Dad walked 8 miles and earned $1.00 a day on the W.P.A., bought groceries and walked home. Everyone around was poor, so all the women and kids went to a building in Chattaroy, and we all helped make quilts and pajamas. The government provided the material so all the people had the same color quilts (purple with white flowers) and pajamas (striped I think). I always remember my dad fixing our shoes on the old shoe stand. And Mama making bread and frying some for lunch. I think Dad and the boys found a honey tree and we had honey. We didn't have toys to speak of. Dad taught us to play poker with dry beans for money (or matches). Mom went to the Salvation Army and got us a set of books called "History of the Countries of the World". I read those books like a story book, all about Queen Elizabeth, King Henry and Mary of Scots. Somewhere along the way they disappeared. But I loved those books. And if any poor hungry soul came by, we fed him. One man wanted to cut wood for something to eat, but he was so hungry, when he started to eat he passed out.  I know the greatest burden was on the older kids. We helped pick dry beans and strawberries and wild berries and washed dishes, but without electricity, I think most of the washing, diapers and all and a lot of hard work fell on Betty. Because Mama was sick before and after you were born. I think she must have had Toxemia. I know when she came home with you she had to stay in bed and we had to tiptoe because she had migraine head-aches. You got eczema from milk and we borrowed someone's goat. Yuk!  Dad did a lot of cooking. Somewhere in that time Betty had surgery on her tendons to her toes and heels and spent a long time at Shriners Hospital [in Spokane].

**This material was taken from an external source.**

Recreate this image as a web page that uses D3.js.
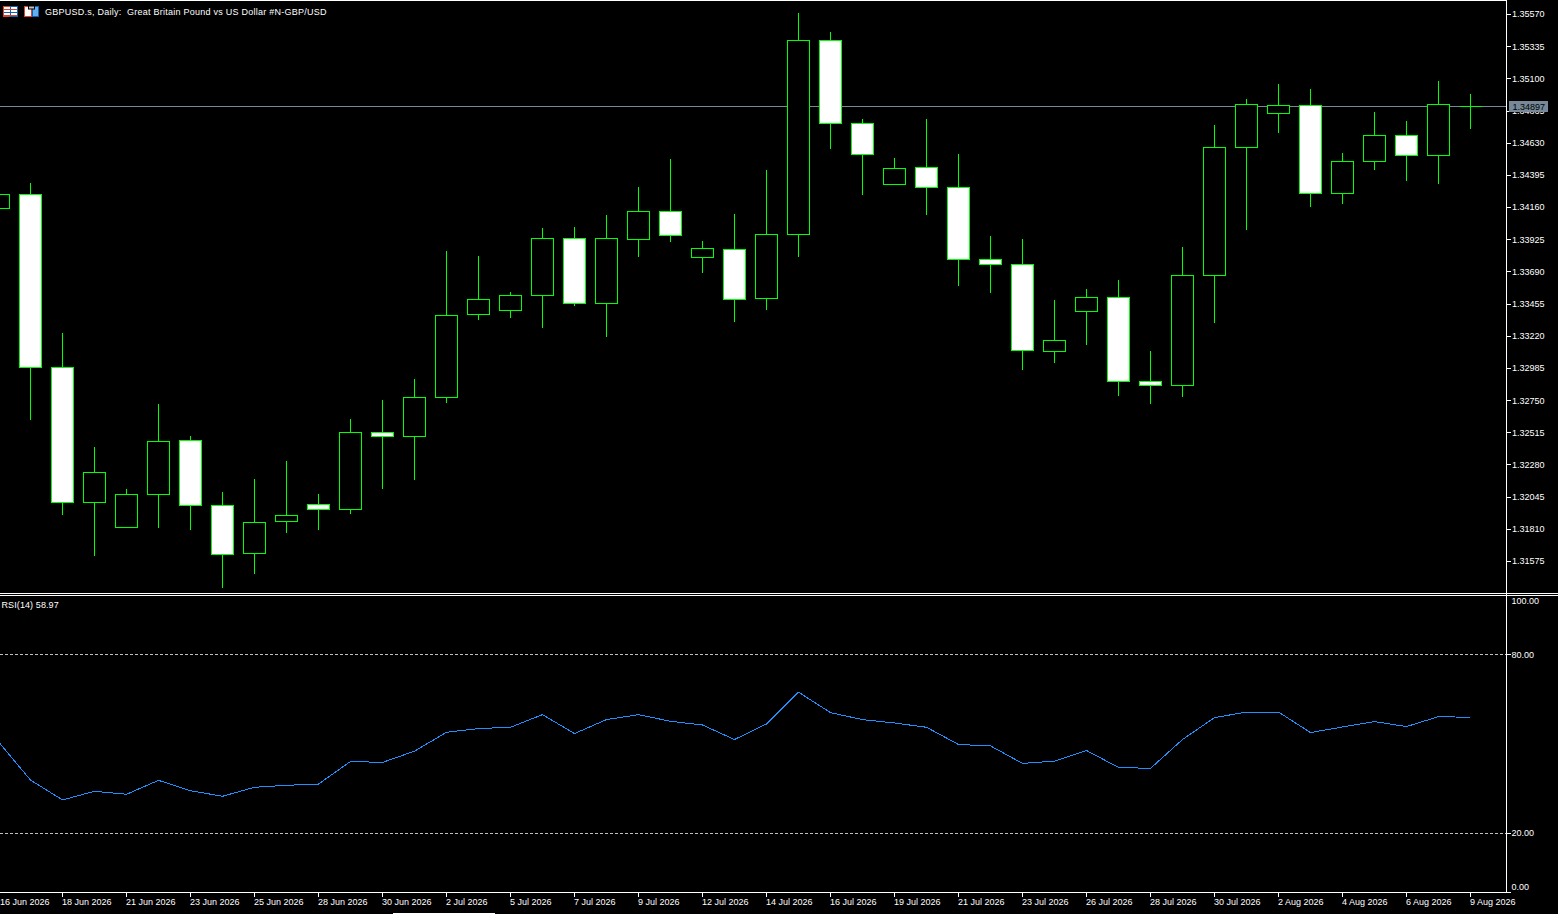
<!DOCTYPE html>
<html>
<head>
<meta charset="utf-8">
<title>GBPUSD.s, Daily</title>
<script src="https://cdn.jsdelivr.net/npm/d3@7"></script>
<style>
    html, body { margin: 0; padding: 0; background: #000; overflow: hidden; }
    svg { display: block; }
    text { font-family: "Liberation Sans", sans-serif; font-size: 9px; fill: #fff; white-space: pre; }
    .axis path { display: none; }
    .axis line { stroke: #fff; shape-rendering: crispEdges; }
    .axis text { fill: #fff; font-family: "Liberation Sans", sans-serif; font-size: 9px; }
    .frame { stroke: #fff; stroke-width: 1; shape-rendering: crispEdges; }
    .wick { stroke: #00ff00; stroke-width: 1; shape-rendering: crispEdges; }
    .body { stroke: #00ff00; stroke-width: 1; shape-rendering: crispEdges; }
    .priceLine { stroke: #778899; stroke-width: 1; shape-rendering: crispEdges; }
    .level { stroke: #c0c0c0; stroke-width: 1; stroke-dasharray: 3,2; shape-rendering: crispEdges; }
    .rsiLine { fill: none; stroke: #1e90ff; stroke-width: 1; shape-rendering: crispEdges; }
</style>
</head>
<body>
<script>
//bar dates, one per candle
var dates = ["16 Jun 2026","17 Jun 2026","18 Jun 2026","19 Jun 2026","21 Jun 2026","22 Jun 2026","23 Jun 2026","24 Jun 2026","25 Jun 2026","26 Jun 2026","28 Jun 2026","29 Jun 2026","30 Jun 2026","1 Jul 2026","2 Jul 2026","3 Jul 2026","5 Jul 2026","6 Jul 2026","7 Jul 2026","8 Jul 2026","9 Jul 2026","10 Jul 2026","12 Jul 2026","13 Jul 2026","14 Jul 2026","15 Jul 2026","16 Jul 2026","17 Jul 2026","19 Jul 2026","20 Jul 2026","21 Jul 2026","22 Jul 2026","23 Jul 2026","24 Jul 2026","26 Jul 2026","27 Jul 2026","28 Jul 2026","29 Jul 2026","30 Jul 2026","31 Jul 2026","2 Aug 2026","3 Aug 2026","4 Aug 2026","5 Aug 2026","6 Aug 2026","7 Aug 2026","9 Aug 2026"];

//OHLC series
var opens = [1.34153,1.34255,1.32992,1.32006,1.31824,1.32065,1.32459,1.31984,1.31634,1.31867,1.31992,1.31955,1.32517,1.32488,1.32773,1.33379,1.33408,1.33518,1.33934,1.33459,1.33927,1.34131,1.33795,1.33854,1.33496,1.33963,1.35380,1.34774,1.34329,1.34453,1.34307,1.33781,1.33744,1.33109,1.33401,1.33503,1.32890,1.32861,1.33664,1.34599,1.34847,1.34905,1.34263,1.34496,1.34686,1.34540,1.34897];
var highs = [1.34255,1.34336,1.33240,1.32408,1.32101,1.32722,1.32488,1.32079,1.32174,1.32306,1.32065,1.32612,1.32751,1.32904,1.33839,1.33803,1.33540,1.34007,1.34015,1.34102,1.34307,1.34511,1.33912,1.34109,1.34431,1.35577,1.35439,1.34803,1.34518,1.34803,1.34548,1.33949,1.33927,1.33481,1.33562,1.33627,1.33109,1.33868,1.34759,1.34949,1.35059,1.35022,1.34555,1.34854,1.34789,1.35081,1.34986];
var lows = [1.34153,1.32612,1.31918,1.31619,1.31824,1.31824,1.31809,1.31385,1.31488,1.31787,1.31809,1.31926,1.32108,1.32174,1.32736,1.33343,1.33357,1.33284,1.33445,1.33218,1.33803,1.33912,1.33686,1.33328,1.33416,1.33803,1.34591,1.34255,1.34329,1.34109,1.33591,1.33540,1.32977,1.33029,1.33160,1.32788,1.32729,1.32780,1.33321,1.34000,1.34708,1.34168,1.34190,1.34438,1.34358,1.34336,1.34738];
var closes = [1.34255,1.32992,1.32006,1.32225,1.32065,1.32452,1.31984,1.31626,1.31860,1.31911,1.31955,1.32517,1.32488,1.32773,1.33372,1.33489,1.33518,1.33934,1.33459,1.33934,1.34131,1.33956,1.33861,1.33489,1.33963,1.35380,1.34774,1.34548,1.34445,1.34307,1.33781,1.33744,1.33116,1.33189,1.33503,1.32890,1.32861,1.33664,1.34599,1.34913,1.34905,1.34263,1.34496,1.34686,1.34540,1.34913,1.34897];

//RSI(14) series
var rsiValues = [50.74,37.86,31.16,34.08,33.07,37.76,34.28,32.40,35.42,36.09,36.52,44.13,43.80,47.59,53.95,55.20,55.63,59.89,53.52,58.21,59.89,57.64,56.40,51.51,56.74,67.46,60.56,58.21,57.07,55.63,49.83,49.36,43.46,44.23,47.82,42.12,41.79,51.51,58.88,60.76,60.76,53.85,55.73,57.54,55.87,59.22,58.97];

//axis labels
var priceTicks = [1.35570,1.35335,1.35100,1.34865,1.34630,1.34395,1.34160,1.33925,1.33690,1.33455,1.33220,1.32985,1.32750,1.32515,1.32280,1.32045,1.31810,1.31575];
var rsiTicks = [100,80,20,0];
var rsiLevels = [80,20];
var dateTicks = dates.filter(function(d, i){ return i % 2 == 0; });
var lastPrice = 1.34897;

var titleText = "GBPUSD.s, Daily:  Great Britain Pound vs US Dollar #N-GBP/USD";
var rsiText = "RSI(14) 58.97";

//indices used to join the series
var bars = dates.map(function(d, i){ return i; });

//frame dimensions
var width = 1558,
    height = 914,
    plotRight = 1506.5,
    halfBody = 11;

var svg = d3.select("body")
    .append("svg")
    .attr("width", width)
    .attr("height", height);

svg.append("rect")
    .attr("width", width)
    .attr("height", height)
    .attr("fill", "#000");

//scales
var x = d3.scalePoint()
    .domain(dates)
    .range([-1.5, 1470.5]);

var yPrice = d3.scaleLinear()
    .domain([1.35570, 1.31575])
    .range([14.5, 561.5]);

var yRsi = d3.scaleLinear()
    .domain([100, 0])
    .range([595.5, 892.5]);

//snap to the pixel row so strokes stay one pixel wide
function snap(v){
    return Math.round(v - 0.5) + 0.5;
}

//current price line sits under the candles
svg.append("line")
    .attr("class", "priceLine")
    .attr("x1", 0)
    .attr("x2", plotRight)
    .attr("y1", snap(yPrice(lastPrice)))
    .attr("y2", snap(yPrice(lastPrice)));

//candle wicks cover the full pixel rows of high and low
svg.selectAll(".wick")
    .data(bars)
    .enter()
    .append("line")
    .attr("class", "wick")
    .attr("x1", function(i){ return x(dates[i]); })
    .attr("x2", function(i){ return x(dates[i]); })
    .attr("y1", function(i){ return snap(yPrice(highs[i])) - 0.5; })
    .attr("y2", function(i){ return snap(yPrice(lows[i])) + 0.5; });

//candle bodies, white when the close is below the open
svg.selectAll(".body")
    .data(bars)
    .enter()
    .append("path")
    .attr("class", "body")
    .attr("d", function(i){
        var cx = x(dates[i]),
            y0 = snap(yPrice(Math.max(opens[i], closes[i]))),
            y1 = snap(yPrice(Math.min(opens[i], closes[i])));
        return "M" + (cx - halfBody) + "," + y0 + "H" + (cx + halfBody) + "V" + y1 + "H" + (cx - halfBody) + "Z";
    })
    .attr("fill", function(i){
        return closes[i] < opens[i] ? "#fff" : "#000";
    });

//RSI levels
svg.selectAll(".level")
    .data(rsiLevels)
    .enter()
    .append("line")
    .attr("class", "level")
    .attr("x1", 0)
    .attr("x2", plotRight)
    .attr("y1", function(d){ return snap(yRsi(d)); })
    .attr("y2", function(d){ return snap(yRsi(d)); });

//RSI line
var rsiPath = d3.line()
    .x(function(d, i){ return x(dates[i]); })
    .y(function(d){ return yRsi(d); });

svg.append("path")
    .datum(rsiValues)
    .attr("class", "rsiLine")
    .attr("d", rsiPath);

//frame lines
var frameLines = [
    [0, 0.5, plotRight, 0.5],
    [0, 593.5, width, 593.5],
    [0, 595.5, width, 595.5],
    [0, 892.5, plotRight, 892.5],
    [plotRight, 0, plotRight, 892.5]
];
svg.selectAll(".frame")
    .data(frameLines)
    .enter()
    .append("line")
    .attr("class", "frame")
    .attr("x1", function(d){ return d[0]; })
    .attr("y1", function(d){ return d[1]; })
    .attr("x2", function(d){ return d[2]; })
    .attr("y2", function(d){ return d[3]; });

//price axis
svg.append("g")
    .attr("class", "axis")
    .attr("transform", "translate(" + plotRight + ",0)")
    .call(d3.axisRight(yPrice)
        .tickValues(priceTicks)
        .tickFormat(d3.format(".5f"))
        .tickSize(4)
        .tickPadding(1.5)
        .offset(0));

//RSI axis, the two end labels are pushed inside the pane
svg.append("g")
    .attr("class", "axis rsiAxis")
    .attr("transform", "translate(" + plotRight + ",0)")
    .call(d3.axisRight(yRsi)
        .tickValues(rsiTicks)
        .tickFormat(d3.format(".2f"))
        .tickSize(4)
        .tickPadding(1)
        .offset(0));

svg.selectAll(".rsiAxis .tick text")
    .attr("dy", function(d){
        if (d == 100) return "8.5px";
        if (d == 0) return "-3px";
        return "0.32em";
    });

//date axis, the first label is kept inside the window
svg.append("g")
    .attr("class", "axis dateAxis")
    .attr("transform", "translate(0,892.5)")
    .call(d3.axisBottom(x)
        .tickValues(dateTicks)
        .tickSize(4)
        .tickPadding(2)
        .offset(0));

svg.selectAll(".dateAxis .tick text")
    .attr("text-anchor", "start")
    .attr("dx", function(d, i){ return i == 0 ? "1.5px" : "-0.5px"; });

//current price tag
svg.append("rect")
    .attr("x", 1509)
    .attr("y", 101)
    .attr("width", 39)
    .attr("height", 11)
    .attr("fill", "#778899");

svg.append("text")
    .attr("x", 1512.5)
    .attr("y", 106.5)
    .attr("dy", "0.35em")
    .style("fill", "#000")
    .text(d3.format(".5f")(lastPrice));

//chart titles
svg.append("text")
    .attr("x", 45)
    .attr("y", 15)
    .style("letter-spacing", "0.25px")
    .text(titleText);

svg.append("text")
    .attr("x", 1.5)
    .attr("y", 608)
    .style("letter-spacing", "0.1px")
    .text(rsiText);

//the two little header icons
var icon1 = svg.append("g").attr("transform", "translate(3,6)");
icon1.append("rect").attr("width", 14).attr("height", 10).attr("x", 0.5).attr("y", 0.5).attr("fill", "#fff").attr("stroke", "#e04030");
icon1.append("rect").attr("x", 7.5).attr("y", 0.5).attr("width", 7).attr("height", 10).attr("fill", "#fff").attr("stroke", "#1060b0");
icon1.selectAll(".row").data([3, 6, 9]).enter().append("line")
    .attr("x1", 1).attr("x2", 14).attr("y1", function(d){ return d + 0.5; }).attr("y2", function(d){ return d + 0.5; })
    .attr("stroke", function(d, i){ return i == 1 ? "#1060b0" : "#e04030"; });

var icon2 = svg.append("g").attr("transform", "translate(24,6)");
icon2.append("rect").attr("x", 0.5).attr("y", 0.5).attr("width", 7).attr("height", 10).attr("fill", "#fff").attr("stroke", "#e04030");
icon2.append("rect").attr("x", 8.5).attr("y", 0.5).attr("width", 6).attr("height", 10).attr("fill", "#60b0f0").attr("stroke", "#1060b0");
icon2.append("rect").attr("x", 4.5).attr("y", 0).attr("width", 6).attr("height", 3).attr("fill", "#c0c0c0").attr("stroke", "#000");

//scroll marker along the bottom edge
svg.append("rect")
    .attr("x", 393)
    .attr("y", 913)
    .attr("width", 102)
    .attr("height", 1)
    .attr("fill", "#fff");
</script>
</body>
</html>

Also I think somewhere in that time period, we met people from the RLDS Church.  They brought toboggans up and sleds.  We had a lot of fun.  I remember sitting on a real long toboggan.  The last of a whole row of people but when it took off down the hill, I sat down with a hard thump on the ground, and away it flew without me.  Betty and I also took a bad tumble off a gentle old work horse when some dumb guy hit it and it bolted and we were not expecting it.  We had really nice neighbors, especially the Marshalls.  They lived down the road and had dairy cows and one mean bull.  We went up to the dances at Kit Carson School, folks, kids, babies and all, and when someone got tired they just laid them down on the coats to sleep. We also went somewhere and I think it was Soap Lake, Wa. where Uncle Carlos and Aunt Nellie [Allen] lived.  I remember them dynamiting the rattlesnake nests in the rocks and it rained snakes.  Daddy was a crack shot and he also threw knives. He threw a knife and pinned a Blue Racer Snake to the ground. He used to have the rattles from snakes he had killed around too.  We had a picnic that day.

Finally Carlos and Nellie [Allen] and family moved up not too far from us.  We spent a lot of time together.  Aunt Nellie was strict and she had Asthma but I loved her and going to visit them.  They had a lot we didn't have. Uncle Carlos hooked up a generator and they had electricity. And a Maytag gas powered washing machine. We had great big dinners up there and I still make Spaetzels (german noodles) the way Aunt Nellie showed me.  All I got out of the Baked Bean recipe she gave me was 3 casseroles of hard rocks, so I think I did something wrong.

1938,  back: Ernie, Jimmy & Betty Mikesell, Carlos Allen holding son Earl, Florence & Jeff Mikesell. front: Ceathel & Carlos Jr., Della Ann & Thelma Mikesell & LaRaine Allen. Florence was pregnant with Leslie.  

We were still close to Aunt Mae and Uncle Gilbert [Dean] and family and I really thought the world was perfect.  I liked school at Chattaroy Grade School and split my other knee open running a race to a tree that had a knot sticking out, at our picnic on the last day of school.  They didn't sew that one up, just taped it.  Like they did Thelma's finger when it got cut nearly off when we were cutting grass or hay or something in the fields at home. Mom was determined to get a better life for us.  Thelma and I had been seriously ill with scarlet fever and they quarantined the house and burned all our books and clothes.